2026
Blockchain technology is most commonly discussed in financial and technical contexts, but it poses a fascinating and underexplored challenge for UX designers: how do you make something inherently complex, abstract, and security-critical feel safe and understandable to ordinary users? The answer lies in applying rigorous UX thinking to a domain where it has historically been an afterthought.
The Core UX Challenge of Blockchain Interfaces
Blockchain interactions carry irreversibility by design. A transaction confirmed on-chain cannot be undone. A wallet address entered incorrectly cannot be corrected after funds are sent. This raises the stakes of every user action dramatically. UX for blockchain must therefore build in layers of confirmation, clear consequence communication, and graceful error prevention — because there is no customer support that can reverse a mistake on a decentralized ledger.
Designing for Trust in Trustless Systems
One of blockchain's core value propositions is that it removes the need to trust a central authority. But users still need to trust the interface they're using to interact with the chain. This creates a design imperative: the UI must be transparent, predictable, and honest about what it's doing on the user's behalf. Hidden fees, obfuscated contract interactions, and unclear permission requests are not just bad UX — they're security vulnerabilities that bad actors exploit.
Wallet UX: The Front Door to Web3
Crypto wallets are the primary entry point for blockchain users, and they remain one of the most poorly designed categories of software. Seed phrase management, network switching, gas fee estimation, and transaction signing are all experiences that regularly confuse even technically sophisticated users. Improving wallet UX — through clearer language, better defaults, and smarter error states — is one of the highest-impact opportunities in the entire blockchain ecosystem.
Security Indicators Users Actually Understand
Traditional web security signals (padlocks, HTTPS, verified badges) have trained users to look for certain cues. Blockchain interfaces need their own vocabulary of trust signals: verified contract addresses, audit badges, on-chain activity transparency, and clear indicators of which permissions an app is requesting. Designing these signals well means making security legible to users who don't understand the underlying cryptography.

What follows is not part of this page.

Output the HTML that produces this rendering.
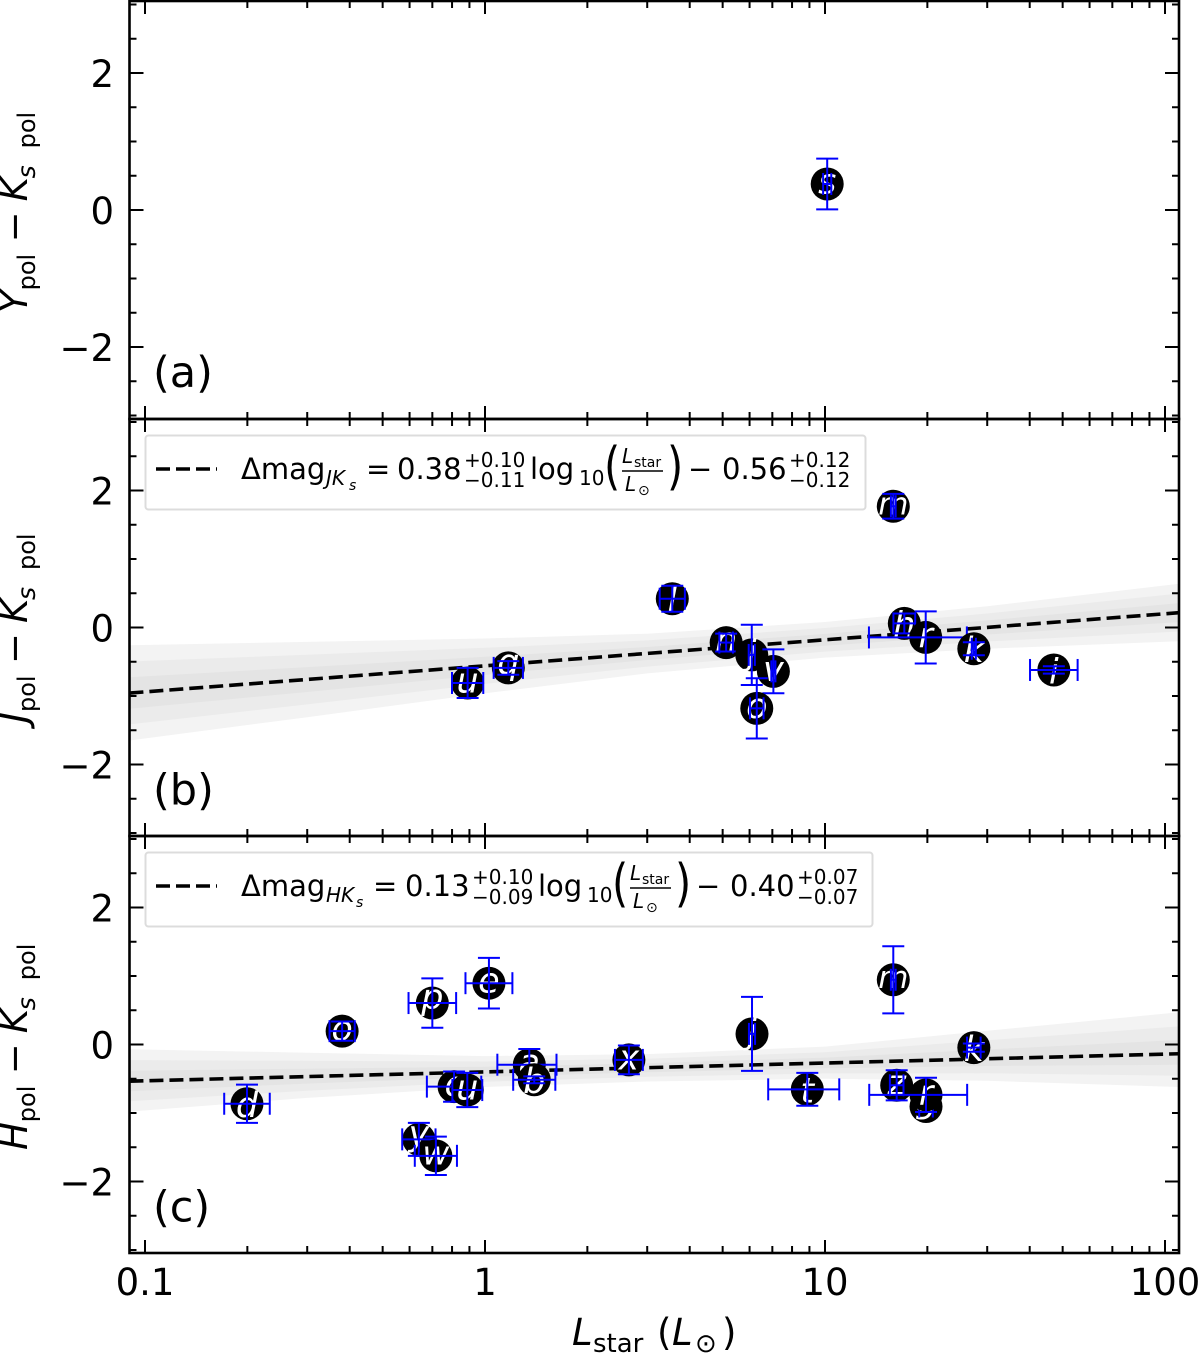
<!DOCTYPE html>
<html lang="en">
<head>
<meta charset="utf-8">
<title>Polarized colour versus stellar luminosity</title>
<style>
html,body{margin:0;padding:0;background:#fff;width:1200px;height:1354px;overflow:hidden}
svg{display:block}
text{font-family:"DejaVu Sans","Liberation Sans",sans-serif;fill:#000}
.i{font-style:italic}
</style>
</head>
<body>
<svg id="chart" xmlns="http://www.w3.org/2000/svg" width="1200" height="1354" viewBox="0 0 1200 1354">
  <g id="panels"></g>
  <g id="legend-b">
    <rect x="145.5" y="435.5" width="720" height="74" rx="3" fill="#fff" fill-opacity="0.85" stroke="#dcdcdc" stroke-width="2"/>
    <line x1="156" y1="469" x2="217" y2="469" stroke="#000" stroke-width="3.6" stroke-dasharray="14 6"/>
    <text x="241" y="479" font-size="29">Δmag</text>
    <text x="326" y="485" font-size="20" class="i">JK</text>
    <text x="349" y="490" font-size="14" class="i">s</text>
    <text x="366" y="479" font-size="29">=</text>
    <text x="397" y="479" font-size="29">0.38</text>
    <text x="464" y="467" font-size="20">+0.10</text>
    <text x="464" y="487" font-size="20">−0.11</text>
    <text x="530" y="479" font-size="29">log</text>
    <text x="579" y="485" font-size="20">10</text>
    <text x="604" y="484" font-size="52" transform="translate(604 484) scale(0.8 1) translate(-604 -484)">(</text>
    <text x="622" y="463" font-size="20" class="i">L</text>
    <text x="634" y="467" font-size="14">star</text>
    <line x1="622" y1="471" x2="663" y2="471" stroke="#000" stroke-width="1.5"/>
    <text x="625" y="491" font-size="20" class="i">L</text>
    <text x="638" y="495" font-size="14">⊙</text>
    <text x="667" y="484" font-size="52" transform="translate(667 484) scale(0.8 1) translate(-667 -484)">)</text>
    <text x="688" y="479" font-size="29">−</text>
    <text x="722" y="479" font-size="29">0.56</text>
    <text x="789" y="467" font-size="20">+0.12</text>
    <text x="789" y="487" font-size="20">−0.12</text>
  </g>
  <g id="legend-c">
    <rect x="145.5" y="852.5" width="727" height="74" rx="3" fill="#fff" fill-opacity="0.85" stroke="#dcdcdc" stroke-width="2"/>
    <line x1="156" y1="886" x2="217" y2="886" stroke="#000" stroke-width="3.6" stroke-dasharray="14 6"/>
    <text x="241" y="896" font-size="29">Δmag</text>
    <text x="326" y="902" font-size="20" class="i">HK</text>
    <text x="356" y="907" font-size="14" class="i">s</text>
    <text x="373" y="896" font-size="29">=</text>
    <text x="405" y="896" font-size="29">0.13</text>
    <text x="472" y="884" font-size="20">+0.10</text>
    <text x="472" y="904" font-size="20">−0.09</text>
    <text x="538" y="896" font-size="29">log</text>
    <text x="587" y="902" font-size="20">10</text>
    <text x="612" y="901" font-size="52" transform="translate(612 901) scale(0.8 1) translate(-612 -901)">(</text>
    <text x="630" y="880" font-size="20" class="i">L</text>
    <text x="642" y="884" font-size="14">star</text>
    <line x1="630" y1="888" x2="671" y2="888" stroke="#000" stroke-width="1.5"/>
    <text x="633" y="908" font-size="20" class="i">L</text>
    <text x="646" y="912" font-size="14">⊙</text>
    <text x="675" y="901" font-size="52" transform="translate(675 901) scale(0.8 1) translate(-675 -901)">)</text>
    <text x="696" y="896" font-size="29">−</text>
    <text x="730" y="896" font-size="29">0.40</text>
    <text x="797" y="884" font-size="20">+0.07</text>
    <text x="797" y="904" font-size="20">−0.07</text>
  </g>
  <text y="1345" font-size="37"><tspan x="572" class="i">L</tspan><tspan x="593" y="1352" font-size="26">star</tspan><tspan x="657" y="1345">(</tspan><tspan x="672" class="i">L</tspan><tspan x="695" y="1352" font-size="26">⊙</tspan><tspan x="722" y="1345">)</tspan></text>
  <text transform="translate(27 313) rotate(-90)" font-size="37"><tspan x="0" y="0" class="i">Y</tspan><tspan x="22.6" y="8" font-size="24">pol</tspan><tspan x="70.6" y="0">−</tspan><tspan x="111.6" y="0" class="i">K</tspan><tspan x="134.6" y="8" font-size="25" class="i">s</tspan><tspan x="164.6" y="8" font-size="24">pol</tspan></text>
  <text transform="translate(27 723) rotate(-90)" font-size="37"><tspan x="0" y="0" class="i">J</tspan><tspan x="11" y="8" font-size="24">pol</tspan><tspan x="59" y="0">−</tspan><tspan x="100" y="0" class="i">K</tspan><tspan x="123" y="8" font-size="25" class="i">s</tspan><tspan x="153" y="8" font-size="24">pol</tspan></text>
  <text transform="translate(27 1150) rotate(-90)" font-size="37"><tspan x="0" y="0" class="i">H</tspan><tspan x="27.8" y="8" font-size="24">pol</tspan><tspan x="75.8" y="0">−</tspan><tspan x="116.8" y="0" class="i">K</tspan><tspan x="139.8" y="8" font-size="25" class="i">s</tspan><tspan x="169.8" y="8" font-size="24">pol</tspan></text>
</svg>
<script>
// Panel (a) data
const labelsA = ['s'];
const lstarA  = [10.15];
const colorA  = [0.38];
const xerrLowA  = [0.012];
const xerrHighA = [0.012];
const yerrA   = [0.37];

// Panel (b) data
const labelsB = ['u','q','l','n','j','v','o','m','h','r','k','i'];
const lstarB  = [0.889,1.171,3.555,5.12,6.09,7.05,6.30,15.88,17.11,19.78,27.4,47.1];
const colorB  = [-0.81,-0.59,0.42,-0.22,-0.40,-0.64,-1.18,1.77,0.06,-0.145,-0.31,-0.62];
const xerrLowB  = [0.046,0.043,0.037,0.02,0.009,0.006,0.02,0.007,0.032,0.167,0.006,0.07];
const xerrHighB = [0.046,0.043,0.037,0.02,0.009,0.006,0.02,0.007,0.032,0.121,0.006,0.07];
const yerrB   = [0.22,0.10,0.19,0.13,0.44,0.32,0.44,0.18,0.145,0.38,0.095,0.054];

// Panel (c) data
const labelsC = ['d','o','p','e','c','u','y','w','a','b','x','j','t','m','z','g','r','k'];
const lstarC  = [0.1995,0.380,0.70,1.027,0.811,0.887,0.639,0.717,1.35,1.396,2.65,6.10,8.87,15.88,16.25,19.82,19.82,27.4];
const colorC  = [-0.865,0.195,0.605,0.895,-0.615,-0.665,-1.385,-1.625,-0.295,-0.515,-0.225,0.155,-0.655,0.945,-0.595,-0.905,-0.735,-0.045];
const xerrLowC  = [0.067,0.037,0.07,0.069,0.08,0.044,0.049,0.062,0.094,0.062,0.041,0.009,0.115,0.007,0.02,0.02,0.167,0.02];
const xerrHighC = [0.067,0.037,0.07,0.069,0.08,0.044,0.049,0.062,0.08,0.062,0.041,0.009,0.094,0.007,0.02,0.02,0.121,0.02];
const yerrC   = [0.28,0.14,0.36,0.37,0.22,0.25,0.24,0.28,0.23,0.05,0.21,0.54,0.24,0.49,0.22,0.08,0.25,0.06];

// Fit lines and confidence bands
const fitEnds    = [0.09,110];
const fitB       = [-0.957,0.216];
const fitC       = [-0.536,-0.135];
const bandLstar  = [0.09,0.3,1,3,10,30,110];
const bOuterHi   = [-0.26,-0.21,-0.16,-0.09,0.08,0.31,0.64];
const bOuterLo   = [-1.65,-1.31,-0.96,-0.67,-0.44,-0.31,-0.20];
const bMidHi     = [-0.497,-0.397,-0.296,-0.188,-0.008,0.205,0.496];
const bMidLo     = [-1.414,-1.123,-0.824,-0.571,-0.352,-0.204,-0.059];
const bInnerHi   = [-0.727,-0.578,-0.428,-0.284,-0.094,0.103,0.356];
const bInnerLo   = [-1.186,-0.941,-0.692,-0.475,-0.266,-0.102,0.079];
const cOuterHi   = [-0.07,-0.12,-0.17,-0.14,-0.03,0.20,0.47];
const cOuterLo   = [-0.98,-0.78,-0.62,-0.54,-0.50,-0.53,-0.62];
const cMidHi     = [-0.228,-0.238,-0.248,-0.207,-0.112,0.061,0.264];
const cMidLo     = [-0.829,-0.674,-0.545,-0.471,-0.422,-0.421,-0.455];
const cInnerHi   = [-0.382,-0.353,-0.324,-0.273,-0.191,-0.073,0.065];
const cInnerLo   = [-0.683,-0.571,-0.473,-0.405,-0.346,-0.314,-0.295];

// Ticks
const xMajor = [0.1,1,10,100];
const xMajorLabels = ['0.1','1','10','100'];
const xMinorFactors = [2,3,4,5,6,7,8,9];
const yMajor = [-2,0,2];
const yMajorLabels = ['−2','0','2'];
const yMinor = [-3,-2.5,-1.5,-1,-0.5,0.5,1,1.5,2.5,3];
const panelTags = ['(a)','(b)','(c)'];

const NS = 'http://www.w3.org/2000/svg';
const root = document.getElementById('panels');
const AX_L = 129.5, AX_R = 1179;
const Y_UNIT = 68.5;
function xPos(l){ return 485 + 340*Math.log10(l); }
function yPos(v, mid){ return mid - Y_UNIT*v; }
function mk(tag, attrs, parent){
  const e = document.createElementNS(NS, tag);
  for (const k in attrs) e.setAttribute(k, attrs[k]);
  (parent||root).appendChild(e);
  return e;
}
function letterDy(c){
  if ('bdfhklti'.includes(c)) return 0.38;
  if ('gpqy'.includes(c)) return 0.17;
  if (c === 'j') return 0.275;
  return 0.27;
}
function bandPath(lo, hi, mid){
  let d = '';
  bandLstar.forEach((l,i)=>{ d += (i?'L':'M') + xPos(l).toFixed(1) + ' ' + yPos(hi[i],mid).toFixed(1); });
  for (let i=bandLstar.length-1;i>=0;i--){ d += 'L' + xPos(bandLstar[i]).toFixed(1) + ' ' + yPos(lo[i],mid).toFixed(1); }
  return d + 'Z';
}
function seg(x1,y1,x2,y2,g){
  return mk('line',{x1:x1,y1:y1,x2:x2,y2:y2,stroke:'#0000ff','stroke-width':2},g);
}

function drawPanel(idx, top, bottom, labels, lstar, color, xerrLow, xerrHigh, yerr, band, fit){
  const mid = (top+bottom)/2;
  const panel = mk('g',{});
  
  
  const clipId = 'clip' + idx;
  const defs = mk('defs',{},panel);
  const cp = mk('clipPath',{id:clipId},defs);
  mk('rect',{x:AX_L,y:top,width:AX_R-AX_L,height:bottom-top},cp);

  const plot = mk('g',{'clip-path':'url(#'+clipId+')'},panel);
  if (band){
    const outer = mk('path',{d:bandPath(band[1],band[0],mid),fill:'#f3f3f3'},plot);
    
    
    const middle = mk('path',{d:bandPath(band[3],band[2],mid),fill:'#ebebeb'},plot);
    
    
    const inner = mk('path',{d:bandPath(band[5],band[4],mid),fill:'#e4e4e4'},plot);
    
    
  }
  if (fit){
    const fl = mk('line',{x1:xPos(fitEnds[0]),y1:yPos(fit[0],mid),x2:xPos(fitEnds[1]),y2:yPos(fit[1],mid),stroke:'#000','stroke-width':3.6,'stroke-dasharray':'14 6'},plot);
    
    
  }
  labels.forEach((c,i)=>{
    const px = xPos(lstar[i]), py = yPos(color[i],mid);
    const pt = mk('g',{},plot);
    
    
    mk('circle',{cx:px,cy:py,r:16.5,fill:'#000'},pt);
    const fs = c==='m' ? 31 : (c==='w' ? 33 : 35);
    const t = mk('text',{x:px,y:py+fs*letterDy(c),'font-size':fs,'text-anchor':'middle','class':'i',style:'fill:#fff'},pt);
    t.textContent = c;
    const xa = xPos(lstar[i]*Math.pow(10,-xerrLow[i])), xb = xPos(lstar[i]*Math.pow(10,xerrHigh[i]));
    const ya = yPos(color[i]+yerr[i],mid), yb = yPos(color[i]-yerr[i],mid);
    seg(xa,py,xb,py,pt); seg(px,ya,px,yb,pt);
    seg(px-11,ya,px+11,ya,pt); seg(px-11,yb,px+11,yb,pt);
    seg(xa,py-11,xa,py+11,pt); seg(xb,py-11,xb,py+11,pt);
  });

  const axes = mk('g',{},panel);
  
  
  function tick(x1,y1,x2,y2){ mk('line',{x1:x1,y1:y1,x2:x2,y2:y2,stroke:'#000','stroke-width':2},axes); }
  xMajor.forEach(v=>{
    const x = xPos(v);
    tick(x,bottom,x,bottom-13); tick(x,top,x,top+13);
    if (v<100) xMinorFactors.forEach(f=>{
      const xm = xPos(v*f);
      if (xm<AX_R){ tick(xm,bottom,xm,bottom-7); tick(xm,top,xm,top+7); }
    });
  });
  yMajor.forEach((v,i)=>{
    const y = yPos(v,mid);
    tick(AX_L,y,AX_L+14,y); tick(AX_R,y,AX_R-14,y);
    const tl = mk('text',{x:114,y:y+14,'font-size':37,'text-anchor':'end'},axes);
    
    
    tl.textContent = yMajorLabels[i];
  });
  yMinor.forEach(v=>{
    const y = yPos(v,mid);
    tick(AX_L,y,AX_L+7,y); tick(AX_R,y,AX_R-7,y);
  });
  const frame = mk('rect',{x:AX_L,y:top,width:AX_R-AX_L,height:bottom-top,fill:'none',stroke:'#000','stroke-width':2.6},axes);
  
  
  const tag = mk('text',{x:153,y:mid+177,'font-size':43},panel);
  
  
  tag.textContent = panelTags[idx];
}

drawPanel(0,1,419,labelsA,lstarA,colorA,xerrLowA,xerrHighA,yerrA,null,null);
drawPanel(1,419,836,labelsB,lstarB,colorB,xerrLowB,xerrHighB,yerrB,[bOuterHi,bOuterLo,bMidHi,bMidLo,bInnerHi,bInnerLo],fitB);
drawPanel(2,836,1253,labelsC,lstarC,colorC,xerrLowC,xerrHighC,yerrC,[cOuterHi,cOuterLo,cMidHi,cMidLo,cInnerHi,cInnerLo],fitC);

xMajor.forEach((v,i)=>{
  const t = mk('text',{x:xPos(v),y:1295,'font-size':37,'text-anchor':'middle'});
  
  
  t.textContent = xMajorLabels[i];
});
</script>
</body>
</html>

Progressive Onboarding for Complex Systems
Most users approaching blockchain products for the first time are not developers. Designing for this reality means progressive onboarding — teaching concepts at the moment they become relevant, not front-loading a technical glossary. The goal is building user confidence incrementally: each successfully completed action (connecting a wallet, completing a swap, minting an asset) expands the user's sense of competence and readiness for the next step.